The question over the masks’ toxicity was not raised during the official part of the handover event on Friday, though their historical contamination was confirmed by the president of the Prussian Cultural Heritage foundation.

“The masks were indeed contaminated with chemicals,” Rudolf Parzinger said. Because the wooden objects were cleaned and “detoxified” earlier in the year, he said, “one can handle them without PPE masks or gloves”. However, Parzinger added: “We still have some doubt over where they can be directly worn in front of the face. That remains to be seen.”

The director of the Rathgen research laboratory, an institute attached to Berlin’s state-owned museums, told the Guardian earlier this year that contaminated objects could not be fully decontaminated.

“I don’t know of a single scientific procedure that would turn a contaminated object into a harmless object,” said Stefan Simon. “There’s still a great naivety among museums and politicians about what science and technology are capable of in that respect.”

As European governments including Germany, France, Belgium and the Netherlands have in recent years taken steps to return objects that were acquired by their national museums during the colonial era, focus has increasingly shifted to the question of where they will end up after their return.

Bronze objects from the former kingdom of Benin that Germany returned to Nigeria last December have since been transferred by presidential decree to the head of the former royal family of the Benin Empire – raising concerns that they could vanish in a private collection rather than end up being put on display in a new museum for West African art that Germany is co-funding.

Speaking later on Friday, President Petro said: “We want to hold a restitution ceremony. The Kogi community will decide what will happen to the masks. I would like a museum in Santa Marta. But that’s an idea. We will have to see what ideas they propose.”

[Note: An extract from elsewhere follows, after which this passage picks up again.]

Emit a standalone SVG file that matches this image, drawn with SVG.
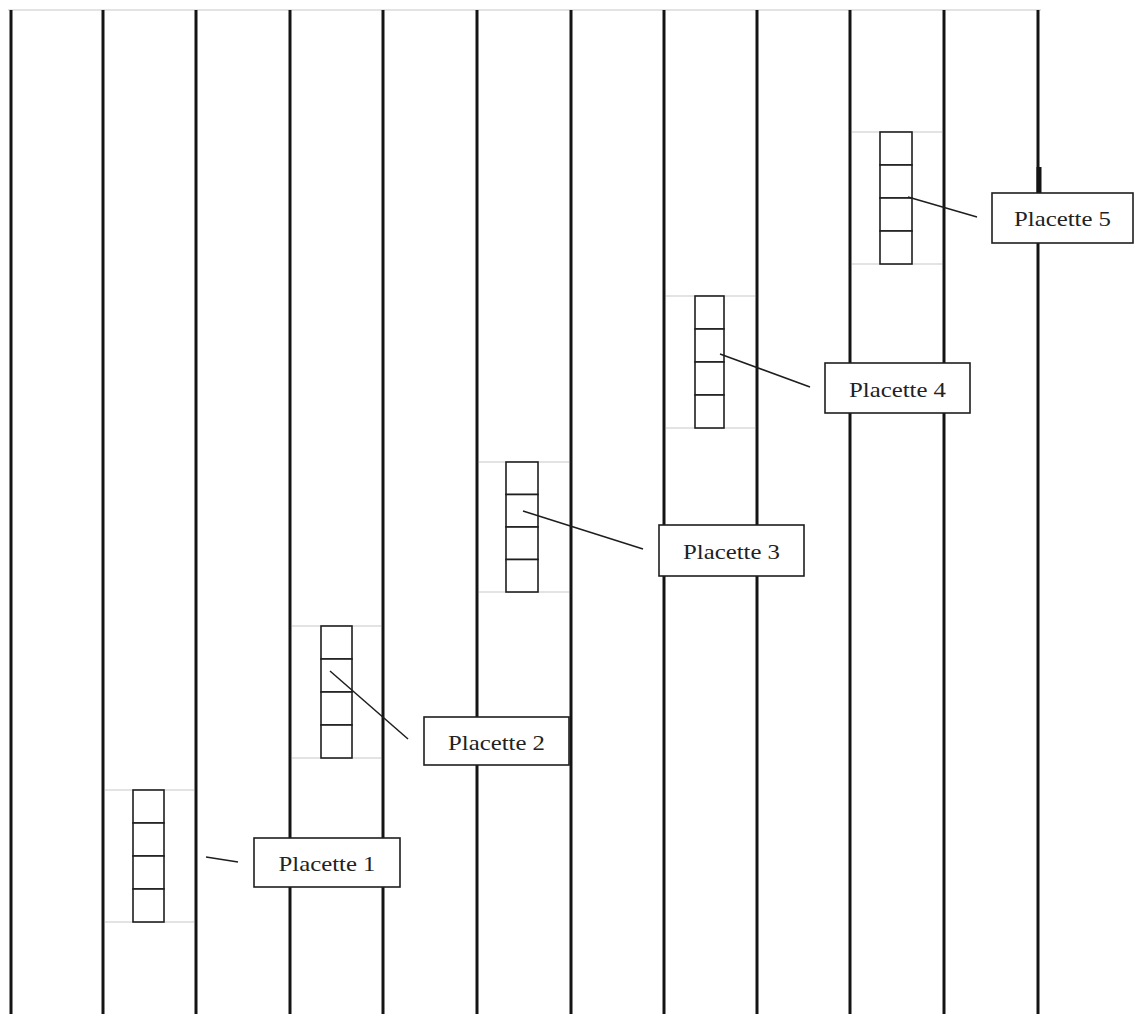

The German side were adamant that the masks would be returned to the Kogi community, who would determine their fate. “Whether they go into a museum, into a temple, or whether they are used in rituals, that is up to the Kogi,” said Parzinger.

No representatives of the Kogi were present at the ceremony in Berlin. Kogi representative Zalabata told the Guardian over the phone that his community had not been informed of an issue with contamination through pesticides, and that the plan was to re-integrate them in ritual use. “We’re going to continue using them,” he said.